When it comes to smartphones, there’s no shortage of hyperbole describing every feature as a revolution, when it barely marks an iteration. And the game of "boy who cried wolf" has left us scarred and cynical, so when something really big is boiling up, we’re likely to miss it.
The frequent mention of artificial intelligence in reference to smartphone technologies of late is case in point. It sounds fancy and right on trend, but what’s the consequence? And what will it mean for all those services and experiences that brands should be thinking about?
The battlefront for smartphone brands is around image. When you think about how people use their phones these days, it’s no surprise that the image is defining the customer’s choice of handset. Anything that leads to a better, clearer, sharper, more flattering, more distinct and impressive shot trades for status, influence and "likes" by the bucketload.
So what is the technology doing that is so different? Huawei, Apple, Google, Samsung and a handful of other brands are all talking about AI tech being applied to their operating systems. But there’s specific pertinence to image-processing and the benefits this has for quality.
For some time, the race across the whole category has been resolution. But while the increased image size gives more information to post-process, it doesn’t offer any advantages in managing all the other aspects of what makes a great image, particularly in handling exposure.
Exposure is one of the main problems for an amateur snapper.
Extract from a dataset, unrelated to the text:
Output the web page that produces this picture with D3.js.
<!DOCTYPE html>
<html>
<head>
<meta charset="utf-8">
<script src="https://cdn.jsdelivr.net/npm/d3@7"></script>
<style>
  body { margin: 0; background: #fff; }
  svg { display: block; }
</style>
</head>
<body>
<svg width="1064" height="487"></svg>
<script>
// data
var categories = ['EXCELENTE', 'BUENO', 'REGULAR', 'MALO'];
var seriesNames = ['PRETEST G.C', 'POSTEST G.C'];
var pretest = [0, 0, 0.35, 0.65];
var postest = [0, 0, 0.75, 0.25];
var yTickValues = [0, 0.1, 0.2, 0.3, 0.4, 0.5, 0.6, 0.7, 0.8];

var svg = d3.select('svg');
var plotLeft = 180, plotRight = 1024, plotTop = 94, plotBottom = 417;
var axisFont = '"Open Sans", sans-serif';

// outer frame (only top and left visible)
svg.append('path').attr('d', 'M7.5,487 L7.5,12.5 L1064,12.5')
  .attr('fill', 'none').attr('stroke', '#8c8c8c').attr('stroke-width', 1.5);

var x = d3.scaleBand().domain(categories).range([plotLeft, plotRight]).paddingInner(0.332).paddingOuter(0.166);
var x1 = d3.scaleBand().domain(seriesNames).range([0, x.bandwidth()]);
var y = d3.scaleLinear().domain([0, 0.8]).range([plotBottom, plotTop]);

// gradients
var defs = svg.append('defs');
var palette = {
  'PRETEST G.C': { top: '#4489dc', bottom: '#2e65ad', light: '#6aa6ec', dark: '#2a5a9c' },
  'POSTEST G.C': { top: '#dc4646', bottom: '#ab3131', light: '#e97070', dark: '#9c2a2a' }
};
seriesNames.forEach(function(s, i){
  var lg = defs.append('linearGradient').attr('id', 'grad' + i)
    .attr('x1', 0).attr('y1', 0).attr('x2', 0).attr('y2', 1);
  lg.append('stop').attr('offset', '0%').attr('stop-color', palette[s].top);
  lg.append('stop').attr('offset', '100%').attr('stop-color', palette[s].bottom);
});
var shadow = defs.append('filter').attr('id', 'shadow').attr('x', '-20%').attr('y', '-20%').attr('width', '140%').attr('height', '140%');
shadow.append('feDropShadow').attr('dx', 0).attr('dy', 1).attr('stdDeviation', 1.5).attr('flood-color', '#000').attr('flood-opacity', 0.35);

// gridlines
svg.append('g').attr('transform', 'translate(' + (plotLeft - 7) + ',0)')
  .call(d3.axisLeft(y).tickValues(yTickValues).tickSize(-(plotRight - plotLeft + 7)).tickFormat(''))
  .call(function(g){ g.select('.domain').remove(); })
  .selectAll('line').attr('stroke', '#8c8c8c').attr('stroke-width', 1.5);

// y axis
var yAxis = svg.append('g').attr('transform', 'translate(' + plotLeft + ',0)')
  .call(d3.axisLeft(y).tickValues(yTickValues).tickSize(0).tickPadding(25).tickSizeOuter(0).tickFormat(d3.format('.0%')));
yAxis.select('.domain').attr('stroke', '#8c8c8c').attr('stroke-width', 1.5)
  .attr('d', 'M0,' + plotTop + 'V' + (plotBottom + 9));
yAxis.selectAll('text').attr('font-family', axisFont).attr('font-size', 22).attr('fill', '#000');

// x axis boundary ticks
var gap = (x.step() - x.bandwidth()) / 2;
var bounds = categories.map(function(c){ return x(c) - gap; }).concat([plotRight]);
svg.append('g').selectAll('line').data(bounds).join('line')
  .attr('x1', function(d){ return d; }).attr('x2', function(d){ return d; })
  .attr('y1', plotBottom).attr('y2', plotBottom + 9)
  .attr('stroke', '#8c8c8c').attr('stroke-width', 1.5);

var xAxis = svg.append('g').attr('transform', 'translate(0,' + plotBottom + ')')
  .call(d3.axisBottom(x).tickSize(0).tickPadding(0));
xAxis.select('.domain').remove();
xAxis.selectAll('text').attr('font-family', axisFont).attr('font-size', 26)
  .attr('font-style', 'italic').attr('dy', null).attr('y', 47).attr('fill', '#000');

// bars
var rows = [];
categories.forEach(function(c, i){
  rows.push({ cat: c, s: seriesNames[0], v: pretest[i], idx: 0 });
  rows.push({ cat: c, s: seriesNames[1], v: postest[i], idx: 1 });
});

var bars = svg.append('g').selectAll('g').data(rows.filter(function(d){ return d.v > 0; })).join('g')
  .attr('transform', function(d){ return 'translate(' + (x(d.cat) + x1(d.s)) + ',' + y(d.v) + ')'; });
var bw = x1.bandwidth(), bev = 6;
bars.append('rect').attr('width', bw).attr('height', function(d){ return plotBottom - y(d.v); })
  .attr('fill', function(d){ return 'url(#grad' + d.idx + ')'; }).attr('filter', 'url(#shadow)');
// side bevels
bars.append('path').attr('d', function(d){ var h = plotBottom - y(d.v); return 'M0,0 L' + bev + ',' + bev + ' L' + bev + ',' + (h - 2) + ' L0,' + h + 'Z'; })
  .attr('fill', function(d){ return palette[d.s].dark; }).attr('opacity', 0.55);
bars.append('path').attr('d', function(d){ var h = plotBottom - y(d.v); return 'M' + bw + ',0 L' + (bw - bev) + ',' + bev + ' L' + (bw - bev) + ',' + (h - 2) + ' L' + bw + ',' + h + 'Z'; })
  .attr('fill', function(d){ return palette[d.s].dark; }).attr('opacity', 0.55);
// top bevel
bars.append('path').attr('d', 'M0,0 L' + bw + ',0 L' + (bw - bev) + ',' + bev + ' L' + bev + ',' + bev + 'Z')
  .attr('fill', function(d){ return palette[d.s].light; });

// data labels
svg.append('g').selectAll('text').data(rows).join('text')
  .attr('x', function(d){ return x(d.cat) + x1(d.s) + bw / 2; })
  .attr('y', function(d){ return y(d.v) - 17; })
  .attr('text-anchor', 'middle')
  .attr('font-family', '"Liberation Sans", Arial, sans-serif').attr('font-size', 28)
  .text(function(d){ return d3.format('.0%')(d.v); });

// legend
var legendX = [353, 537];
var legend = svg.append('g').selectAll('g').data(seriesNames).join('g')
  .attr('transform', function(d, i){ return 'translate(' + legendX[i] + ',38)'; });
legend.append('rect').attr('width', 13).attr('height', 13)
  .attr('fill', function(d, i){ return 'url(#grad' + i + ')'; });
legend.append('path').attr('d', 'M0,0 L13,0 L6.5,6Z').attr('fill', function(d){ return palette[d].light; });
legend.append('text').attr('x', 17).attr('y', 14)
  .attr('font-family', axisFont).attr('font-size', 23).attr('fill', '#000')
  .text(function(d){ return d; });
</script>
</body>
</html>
One of the things that tends to separate pros from everyday photographers is the ability to manage exposures through great equipment, multiple exposures where necessary and post-production to composite exposures and balance all the elements carefully. It’s therefore a mix of hardware, software and some subjective judgements about what are good or bad exposure levels in all the elements within the frame.
What this new generation of smartphones is doing is increasing resolution as we’ve seen before, but also grabbing more exposure information via new hardware, software and processor power and speed, allowing the tiny smartphone to chomp though and log a wide selection of raw materials to then assimilate into the final composition.
Then AI kicks in to start making best guesses about the components of the shot. Is it a face in the foreground? Is it too dark? So lighten it. (Oh and darken the background too to balance it. Oh, and one more thing, blur out the background so the subject becomes more of a focal point.) It’s an incredibly impressive upgrade if you’re used to a standard smartphone.
So what we’ve seen in this last cycle – and it's a trend that will clearly accelerate – is how the smartphone has evolved from a great, high-resolution camera to featuring the whole post-production suite that improves a picture in an instant. Every shot has its own virtual team living in the phone’s AI, making sense of every element and managing each step of the retouch to give you something much closer to perfection.
In addition to the camera tech, we’re also starting to see post-production techniques grafted from other users, giving additional scope and expression to otherwise unremarkable pictures. Instagrammers @gypsea_lust and @doyoutravel, for instance, are now sharing their presets for creating the same stunning image effects that helped build their extensive followings, subsequent influence and commercial upside. The gap between aspiration and normality is closing. Fast.
I remember one of our first few user-generated content projects many years ago, collecting user portraits via Orange’s first MMS platform in 2004. Even these crunchy, grubby pictures gave us a flutter of excitement as they rolled in from punters across the country. The image + connectivity + mobility formula was going to give the image a new role in the world. And, 15 years later, that’s clearly the case.
The importance of the image in our lives is driving frenetic R&D departments around the world to find the sharpest, differentiating edge and, in doing so, is changing the game for all of us.
And I’ll tell you why.
Before, a division existed. Between amateurs and professionals, between users and the brands to which they aspired, between warts-and-all and the retouched, reshaped, reskinned perfection that was perpetually out of reach.
This new technology democratises unattainable perfection. It goes beyond just capturing reality in high resolution to synthesising a fantasy. The perfect birthday party that didn’t really happen; the even more handsome, slimmer, blemish-free you that no-one ever gets to see.
In a post-Black Mirror world, we all see the shadow side of technologies without too much encouragement. And there are certainly dangers of people living behind their camera’s image instead of the one created IRL.
But having played with UGC many times over the years, I felt like it was only the quality of images that deterred brands from these otherwise valuable exchanges. If the moment has come when our best selves can be captured and presented anywhere a digital signal can reach, maybe it’s high time for a UGC renaissance.
As AI smartphones penetrate the nation, there will be little to divide the "normals" from celebrities, creating a levelling playing field for a new kind of communication game where we all participate in an unrealistic fantasy.